2011年03月09日更新 ニューカレドニアで初めて島内で感染したチクングニア熱の発生が報告されました。

チクングニア熱は、ウイルスに感染した蚊に刺されることによって起こる、突然の発熱、皮膚の発疹、関節炎、強い関節痛、全身のだるさなどが生じる病気です。アフリカ、アジアの熱帯、亜熱帯地域でみられます。高齢者では重症化することがありますが、一般には死亡することはまれです。しかし、関節痛や全身のだるさは長期間にわたって残ることがあり、生活の質を著しく落とす可能性があります。
チクングニア熱をうつす蚊はデング熱もうつし、アメリカや太平洋諸国でも存在することが知られていました。このため、これまでチクングニア熱がみられなかったアメリカや太平洋地域でも、チクングニア熱のウイルスが海外から持ち込まれると、この病気が地域に広がる可能性が心配されていました。
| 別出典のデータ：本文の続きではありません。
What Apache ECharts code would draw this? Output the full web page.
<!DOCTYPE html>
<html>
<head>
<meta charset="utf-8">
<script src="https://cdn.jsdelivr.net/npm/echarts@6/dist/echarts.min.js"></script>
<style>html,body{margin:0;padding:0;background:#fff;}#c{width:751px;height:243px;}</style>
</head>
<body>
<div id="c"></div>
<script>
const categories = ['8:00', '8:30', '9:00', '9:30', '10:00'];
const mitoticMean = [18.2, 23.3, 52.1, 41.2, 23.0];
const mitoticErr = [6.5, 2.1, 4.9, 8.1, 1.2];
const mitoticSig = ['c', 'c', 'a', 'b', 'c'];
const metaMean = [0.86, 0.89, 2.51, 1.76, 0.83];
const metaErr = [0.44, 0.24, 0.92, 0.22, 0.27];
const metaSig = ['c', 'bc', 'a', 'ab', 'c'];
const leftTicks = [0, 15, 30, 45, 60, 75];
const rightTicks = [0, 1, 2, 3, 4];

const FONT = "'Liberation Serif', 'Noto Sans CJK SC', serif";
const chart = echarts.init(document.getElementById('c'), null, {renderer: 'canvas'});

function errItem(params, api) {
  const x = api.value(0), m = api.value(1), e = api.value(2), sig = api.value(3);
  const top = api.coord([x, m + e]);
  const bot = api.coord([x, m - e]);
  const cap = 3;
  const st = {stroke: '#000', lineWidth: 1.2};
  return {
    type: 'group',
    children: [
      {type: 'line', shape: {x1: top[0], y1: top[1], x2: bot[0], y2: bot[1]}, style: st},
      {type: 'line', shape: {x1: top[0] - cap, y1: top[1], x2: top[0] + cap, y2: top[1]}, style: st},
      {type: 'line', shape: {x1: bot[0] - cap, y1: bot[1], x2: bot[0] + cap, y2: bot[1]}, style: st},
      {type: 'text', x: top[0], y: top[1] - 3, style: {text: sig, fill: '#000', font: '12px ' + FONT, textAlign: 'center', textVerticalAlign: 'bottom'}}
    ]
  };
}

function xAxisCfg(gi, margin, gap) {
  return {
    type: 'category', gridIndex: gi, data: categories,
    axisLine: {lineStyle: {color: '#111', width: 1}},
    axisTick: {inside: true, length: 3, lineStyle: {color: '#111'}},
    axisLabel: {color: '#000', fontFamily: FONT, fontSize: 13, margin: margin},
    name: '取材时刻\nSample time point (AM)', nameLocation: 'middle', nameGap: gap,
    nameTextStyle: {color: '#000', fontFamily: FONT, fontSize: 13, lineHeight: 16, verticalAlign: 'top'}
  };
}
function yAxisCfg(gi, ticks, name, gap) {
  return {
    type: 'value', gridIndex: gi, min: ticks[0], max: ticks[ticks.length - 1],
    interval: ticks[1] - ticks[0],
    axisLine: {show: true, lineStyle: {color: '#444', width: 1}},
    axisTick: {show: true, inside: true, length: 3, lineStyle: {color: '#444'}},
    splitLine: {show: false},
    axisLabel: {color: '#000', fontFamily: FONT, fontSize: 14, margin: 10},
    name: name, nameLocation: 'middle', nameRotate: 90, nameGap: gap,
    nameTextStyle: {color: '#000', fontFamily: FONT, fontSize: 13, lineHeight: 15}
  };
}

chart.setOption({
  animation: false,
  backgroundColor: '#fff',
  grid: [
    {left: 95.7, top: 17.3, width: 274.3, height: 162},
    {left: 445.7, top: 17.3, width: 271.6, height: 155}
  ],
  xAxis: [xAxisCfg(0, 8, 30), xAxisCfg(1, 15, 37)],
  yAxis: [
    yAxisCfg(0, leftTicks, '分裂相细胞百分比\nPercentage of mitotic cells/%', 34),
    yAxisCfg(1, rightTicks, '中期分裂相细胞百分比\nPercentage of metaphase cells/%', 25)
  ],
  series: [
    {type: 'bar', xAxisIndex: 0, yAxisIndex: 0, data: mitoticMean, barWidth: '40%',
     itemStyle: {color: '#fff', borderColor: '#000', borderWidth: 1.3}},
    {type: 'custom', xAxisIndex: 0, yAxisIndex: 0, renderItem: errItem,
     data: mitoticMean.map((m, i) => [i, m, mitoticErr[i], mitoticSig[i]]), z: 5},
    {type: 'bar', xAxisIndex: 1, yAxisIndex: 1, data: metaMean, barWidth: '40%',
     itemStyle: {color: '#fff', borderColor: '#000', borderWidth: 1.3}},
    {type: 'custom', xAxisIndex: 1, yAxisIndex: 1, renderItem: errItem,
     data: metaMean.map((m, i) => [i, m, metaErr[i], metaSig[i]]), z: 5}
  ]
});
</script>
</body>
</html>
ニューカレドニアからの情報によると、インドネシアでチクングニア熱にかかったと考えられる患者から、地元の人がチクングニア熱に感染したことが確認されました。現在、現地では蚊の防除作業が行われています。
これまでニューカレドニアではチクングニア熱の流行はないとされてきましたが、この状況を考慮し、現地に渡航する方はチクングニア熱に感染する危険性も考慮し、蚊に対する虫除け対策を十分に行って下さい。

蚊に刺されないための対策

特別な薬やワクチンがないことから、蚊に刺されないように注意してください。
・可能な限り、しっかりと網戸がとりつけられているかエアコンが備わった、また、蚊をしっかりと駆除しているホテルやリゾートに滞在してください。ホテルの網戸設備が十分でないようならば蚊帳(かや)をご使用ください。蚊取り線香も有効です。
・長袖のシャツ、ズボンを着て、できるだけ皮膚の露出部を少なくするようにしてください。
・屋外にでかける場合や網戸が備わっていない建物では、ディート(DEET)などの有効成分が含まれている虫よけ剤を、皮膚の露出部につけてください。使用する場合には、必ず添付文書にかかれた使用法を守ってください。日焼け止めを使う場合は、虫よけ剤を使用する前に日焼け止めをつけてください。
・子どもとくに乳児への虫よけ剤の使用については、小児科医にご相談ください。虫よけ剤が使用できない場合、ベビーカーにぴったりと合う蚊帳でベビーカーをおおってください。

心配な場合には早めの受診を

海外で熱が出たら、できる限り早く医療機関を受診してください。デング熱やマラリアなど蚊でうつる他の危険な病気も流行している場所もあり、しっかりと区別して治療を受ける必要があります。
流行地域からのご帰国の際に、熱や心配な症状のある方は検疫所の担当者にお申し出ください。